Women in their 20s are more open to that. They have a lot of life to still live. And they have a lot of time to find a long term partner and have kids - they're not stressing about that. And they don't have the weight and responsibility of kids. Sidenote: I absolutely LOVE being a parent, but it's nice to have real connections with people that don't carry a lifetime of obligation - someone I can care about and have fun with, but doesn't have a real chance of being a 10yr+ commitment, someone who is not reliant on me long term.

A meaningful and positive connection for both people, without the weight. That was a really great thing for me in the aftermath of a challenging divorce that put me in a place where it was very hard to really enjoy myself and had sapped my confidence.

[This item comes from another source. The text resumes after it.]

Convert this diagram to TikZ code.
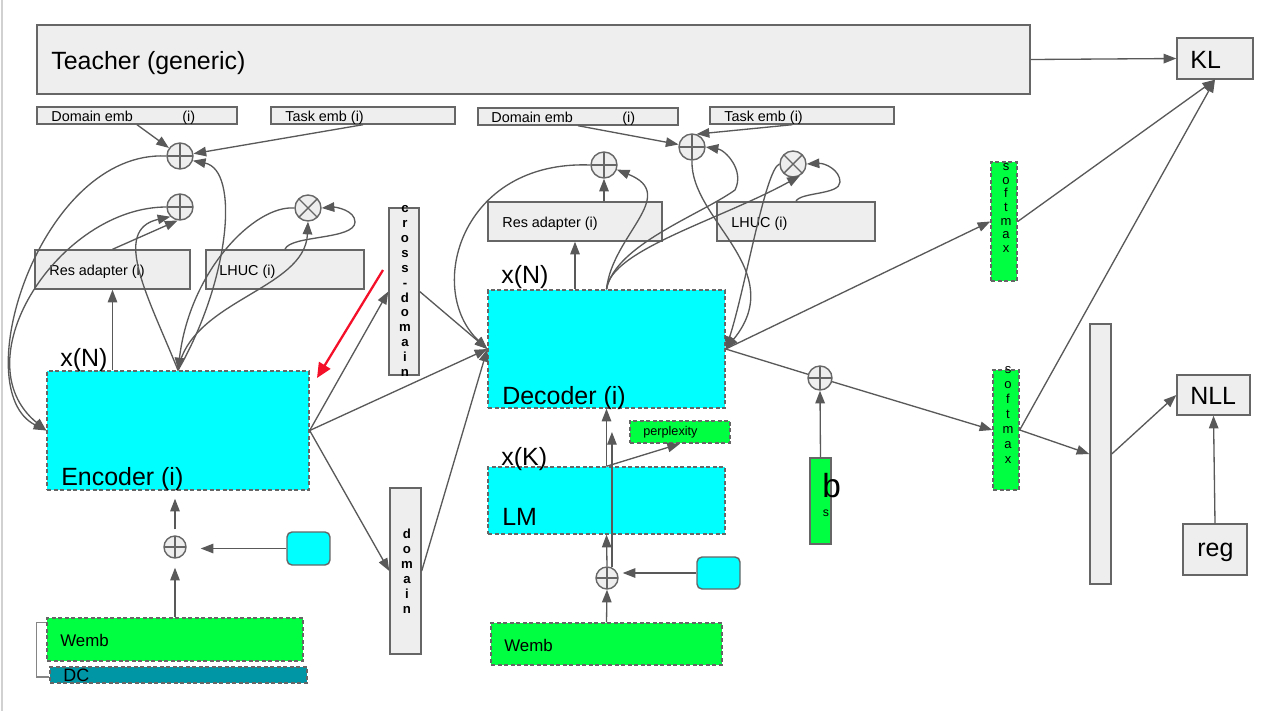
\documentclass[tikz,border=0pt]{standalone}
\usepackage{fontspec}
\setmainfont{Liberation Sans}
\usetikzlibrary{arrows.meta,calc}
\definecolor{lfill}{HTML}{EEEEEE}
\definecolor{bgray}{HTML}{666666}
\definecolor{agray}{HTML}{595959}
\definecolor{cyanc}{HTML}{00FFFF}
\definecolor{greenc}{HTML}{00FF40}
\definecolor{tealc}{HTML}{0096A5}
\definecolor{redc}{HTML}{F5102A}
\begin{document}
\begin{tikzpicture}[x=0.02cm,y=-0.02cm,
 box/.style={draw=bgray, line width=0.8pt, fill=lfill, inner sep=0, rectangle},
 dbox/.style={draw=bgray, line width=0.8pt, dash pattern=on 2.4pt off 1.3pt, inner sep=0, rectangle},
 arr/.style={draw=agray, line width=0.75pt, -{Triangle[length=7.2pt,width=5.4pt]}},
 ln/.style={draw=agray, line width=0.75pt},
 redarr/.style={draw=redc, line width=1.3pt, -{Triangle[length=8.5pt,width=7.5pt]}},
 big/.style={font=\fontsize{14.2}{17}\selectfont, inner sep=0, anchor=base west},
 sm/.style={font=\fontsize{8.2}{10}\selectfont, inner sep=0, anchor=base west},
 mid/.style={font=\fontsize{9.6}{11}\selectfont, inner sep=0, anchor=base west},
 vbold/.style={font=\fontsize{7.5}{8.5}\selectfont\bfseries, align=center, inner sep=0},
 circ/.style={circle, draw=bgray, fill=lfill, line width=0.8pt, inner sep=0, minimum size=0.52cm},
 oplus/.style={circ, path picture={\draw[bgray, line width=0.8pt] (path picture bounding box.north) -- (path picture bounding box.south) (path picture bounding box.west) -- (path picture bounding box.east);}},
 otimes/.style={circ, path picture={\draw[bgray, line width=0.8pt] (path picture bounding box.north west) -- (path picture bounding box.south east) (path picture bounding box.north east) -- (path picture bounding box.south west);}},
]
\useasboundingbox (0,0) rectangle (1285,711);
\fill[white] (0,0) rectangle (1285,711);
\draw[black!18, line width=0.8pt] (2,0) -- (2,711);

% top row
\node[box, minimum width=19.86cm, minimum height=1.38cm] (teacher) at (533.5,59.5) {};
\node[big] (teachert) at (51,69) {Teacher (generic)};
\node[box, minimum width=1.52cm, minimum height=0.82cm] (kl) at (1215,58.5) {};
\node[big] (klt) at (1190,68) {KL};

\node[box, minimum width=4cm, minimum height=0.34cm] (domL) at (137,115.5) {};
\node[sm] (domLt) at (51,121) {Domain emb};
\node[sm] (domLi) at (182,121) {(i)};
\node[box, minimum width=3.68cm, minimum height=0.34cm] (taskL) at (363,115.5) {};
\node[sm] (taskLt) at (285,121) {Task emb (i)};
\node[box, minimum width=4cm, minimum height=0.34cm] (domR) at (578,116.5) {};
\node[sm] (domRt) at (491,122) {Domain emb};
\node[sm] (domRi) at (622,122) {(i)};
\node[box, minimum width=3.68cm, minimum height=0.34cm] (taskR) at (802,115.5) {};
\node[sm] (taskRt) at (724,121) {Task emb (i)};

% circles
\node[oplus] (o1) at (180,156) {};
\node[oplus] (o2) at (180,207) {};
\node[otimes] (x1) at (308,208) {};
\node[oplus] (o3) at (604,165) {};
\node[oplus] (o4) at (692,147) {};
\node[otimes] (x2) at (793,164) {};
\node[oplus, minimum size=0.44cm] (oe) at (175,547) {};
\node[oplus, minimum size=0.44cm] (od) at (607,578) {};
\node[oplus, minimum size=0.48cm] (ob) at (820,378) {};

% adapters
\node[box, minimum width=3.1cm, minimum height=0.78cm] (resL) at (112.5,269.5) {};
\node[sm] (resLt) at (49,275) {Res adapter (i)};
\node[box, minimum width=3.16cm, minimum height=0.78cm] (lhucL) at (285,269.5) {};
\node[sm] (lhucLt) at (219,275) {LHUC (i)};
\node[box, minimum width=3.48cm, minimum height=0.78cm] (resR) at (575,221.5) {};
\node[sm] (resRt) at (502,227) {Res adapter (i)};
\node[box, minimum width=3.16cm, minimum height=0.78cm] (lhucR) at (796,221.5) {};
\node[sm] (lhucRt) at (731,227) {LHUC (i)};

% vertical boxes
\node[box, minimum width=0.6cm, minimum height=3.34cm] (cross) at (404,291.5) {};
\node[vbold] (crosst) at (405,291) {c\\r\\o\\s\\s\\-\\d\\o\\m\\a\\i\\n};
\node[box, minimum width=0.62cm, minimum height=3.32cm] (domain) at (405.5,571) {};
\node[vbold] (domaint) at (407,571) {d\\o\\m\\a\\i\\n};

% encoder / decoder / LM
\node[dbox, fill=cyanc, minimum width=5.24cm, minimum height=2.38cm] (enc) at (178,430.5) {};
\node[big] (encN) at (60,366) {x(N)};
\node[big] (enct) at (61,485) {Encoder (i)};
\node[dbox, fill=cyanc, minimum width=4.74cm, minimum height=2.36cm] (dec) at (606.5,349) {};
\node[big] (decN) at (501,283) {x(N)};
\node[big] (dect) at (502,404) {Decoder (i)};
\node[dbox, fill=cyanc, minimum width=4.74cm, minimum height=1.34cm] (lm) at (606.5,500.5) {};
\node[big] (lmK) at (501,465) {x(K)};
\node[big] (lmt) at (502,525) {LM};
\node[dbox, fill=greenc, minimum width=2cm, minimum height=0.44cm] (perp) at (680,432) {};
\node[font=\fontsize{7.2}{9}\selectfont, inner sep=0, anchor=west] (perpt) at (643,432.5) {perplexity};

% embeddings
\node[dbox, fill=greenc, minimum width=5.12cm, minimum height=0.86cm] (wembL) at (175,639.5) {};
\node[mid] (wembLt) at (60,646) {Wemb};
\node[dbox, fill=tealc, minimum width=5.14cm, minimum height=0.32cm] (dc) at (178.5,675) {};
\node[font=\fontsize{10.2}{12}\selectfont, inner sep=0, anchor=base west] (dct) at (63,681.5) {DC};
\node[draw=bgray, line width=0.8pt, fill=cyanc, rounded corners=0.1cm, minimum width=0.86cm, minimum height=0.66cm, inner sep=0] (cyanL) at (308.5,548.5) {};
\node[dbox, fill=greenc, minimum width=4.62cm, minimum height=0.84cm] (wembR) at (606.5,644) {};
\node[mid] (wembRt) at (504,651) {Wemb};
\node[draw=bgray, line width=0.8pt, fill=cyanc, rounded corners=0.1cm, minimum width=0.86cm, minimum height=0.64cm, inner sep=0] (cyanR) at (718.5,573) {};

% bias
\node[box, fill=greenc, minimum width=0.42cm, minimum height=1.72cm] (bs) at (820.5,501) {};
\node[font=\fontsize{19}{22}\selectfont, inner sep=0, anchor=base west] (bt) at (822,497) {b};
\node[font=\fontsize{7}{8}\selectfont, inner sep=0] (st) at (826,513) {s};

% softmax and losses
\node[dbox, fill=greenc, minimum width=0.52cm, minimum height=2.38cm] (sm1) at (1004,221.5) {};
\node[font=\fontsize{7.4}{7.8}\selectfont, align=center, inner sep=0] (sm1t) at (1006,208) {s\\o\\f\\t\\m\\a\\x};
\node[dbox, fill=greenc, minimum width=0.52cm, minimum height=2.4cm] (sm2) at (1006,430) {};
\node[font=\fontsize{7.4}{8.5}\selectfont, align=center, inner sep=0] (sm2t) at (1008,415) {s\\o\\f\\t\\m\\a\\x};
\node[box, minimum width=0.42cm, minimum height=5.2cm] (tall) at (1100.5,454) {};
\node[box, minimum width=1.46cm, minimum height=0.8cm] (nll) at (1213.5,395) {};
\node[big] (nllt) at (1190,404) {NLL};
\node[box, minimum width=1.28cm, minimum height=1.02cm] (reg) at (1215,549.5) {};
\node[big] (regt) at (1197,556) {reg};

% bracket
\draw[bgray!80, line width=0.6pt] ($(wembL.north west)+(0,5)$) -- ++(-10,0) |- ($(dc.west)+(0,2)$);

% ---- left connectors
\draw[arr] (domL.south) -- (o1);
\draw[arr] (taskL.south) -- (o1);
\draw[arr] (o1.west) .. controls (40,150) and (-35,390) .. (enc.west);
\draw[arr] (o2.west) .. controls (60,207) and (-40,360) .. (enc.west);
\draw[arr] (enc.north) .. controls (150,300) and (110,230) .. (o2.south west);
\draw[arr] (resL.north) -- (o2.-100);
\draw[arr] (enc.north) .. controls (230,280) and (240,170) .. (o1.-20);
\draw[arr] (x1.west) .. controls (255,205) and (190,270) .. (enc.north);
\draw[arr] (enc.north) .. controls (190,300) and (305,290) .. (x1.south);
\draw[arr] (lhucL.north) .. controls (290,235) and (355,240) .. (355,222) .. controls (355,210) and (335,207) .. (x1.east);
\draw[arr] (resL.south |- enc.north) -- (resL.south);

% ---- right connectors
\draw[arr] (domR.south) -- (o4);
\draw[arr] ($(taskR.south west)+(83,0)$) -- (o4.70);
\draw[arr] (o3 |- resR.north) -- (o3.south);
\draw[arr] (resR.south |- dec.north) -- (resR.south);
\draw[arr] (o3.west) .. controls (460,160) and (425,290) .. (dec.west);
\draw[arr] (dec.north) .. controls (612,235) and (680,195) .. (o3.-20);
\draw[arr] (dec.north) .. controls (615,245) and (700,215) .. (735,190) .. controls (745,170) and (725,150) .. (o4.east);
\draw[arr] (dec.north) .. controls (610,250) and (720,220) .. (x2.-60);
\draw[arr] (o4.south) .. controls (690,220) and (790,270) .. (dec.east);
\draw[arr] (x2.west) .. controls (765,170) and (745,290) .. (dec.east);
\draw[arr] (lhucR.north) .. controls (800,192) and (840,195) .. (840,182) .. controls (840,170) and (825,163) .. (x2.east);

% ---- encoder outputs
\draw[arr] (enc.east) -- (cross.west);
\draw[arr] (enc.east) -- (dec.west);
\draw[arr] (enc.east) -- (domain.west);
\draw[arr] (cross.east) -- (dec.west);
\draw[arr] (domain.east) -- (dec.west);
\coordinate (redA) at (383,270);
\coordinate (redB) at (317,378);
\draw[redarr] (redA) -- (redB);

% ---- decoder outputs
\draw[ln] (dec.east) -- (ob);
\draw[arr] (ob) -- (sm2.west);
\draw[arr] (bs.north) -- (ob.south);
\draw[arr] (dec.east) -- (sm1.west);
\draw[arr] (sm1.east) -- (kl.south);
\draw[arr] (sm2.east) -- (kl.south);
\draw[arr] (sm2.east) -- (tall.west);
\draw[arr] (tall.east) -- (nll.west);
\draw[arr] (reg.north) -- (nll.south);
\draw[arr] (teacher.east) -- (kl.west);

% ---- input chains
\draw[arr, shorten >=0.18cm] (wembL.north) -- (oe.south);
\draw[arr, shorten <=0.12cm, shorten >=0.16cm] (oe.north) -- (oe |- enc.south);
\draw[arr, shorten >=0.28cm] (cyanL.west) -- (cyanL.west -| oe.east);
\draw[arr] (wembR.north) -- (od.south);
\draw[arr] (od.north) -- (lm.south);
\draw[arr] (cyanR.west) -- ($(cyanR.west -| od.east)+(4,0)$);
\coordinate (ppTip) at (613,432);
\draw[arr] (od.65) -- (od.65 |- ppTip);
\draw[arr] (lm.north) -- (dec.south);
\draw[arr] (lm.north) -- (perp.south);
\end{tikzpicture}
\end{document}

Some of my connections with women in their 20s have been very rewarding and among the best in my life. Yes, they are a little outside the bounds of social norms and are not fully accepted. But the women are all very much mature adults who have a lot of options and have chosen to date an older man. In my case I feel like the younger women I have dated have had great experiences - I am a complete gentleman (something that seems to be hard for them to find when dating their age), I bring some career and life experience that can be a helpful - we can show each other new and different parts of the world, and we flat out have fun together. The connections are real and meaningful (even if they won't last more than a few months or years).

As for social norms, we do seem to be in an era where more and more people feel less constrained by tradition, especially those traditions and norms that are not serving them well. People are free to explore - LGBTQ, poly, age gap, etc... It's wide open now. And I think that's both great and can also be hard for people to be ok with.

My core advice is to look at the individual people and the relationships and to make an honest assessment of what's going on: Is this positive and healthy for both people? Are they being treated with respect and care? Is your father happier and in a better place than he would be otherwise?

If the answer to all of these questions is Yes, then maybe you can work on finding a way to be ok with what is making him happy.

And if you have concerns about your answers to these questions, maybe that's the starting point for a conversation with him where you can share your concerns.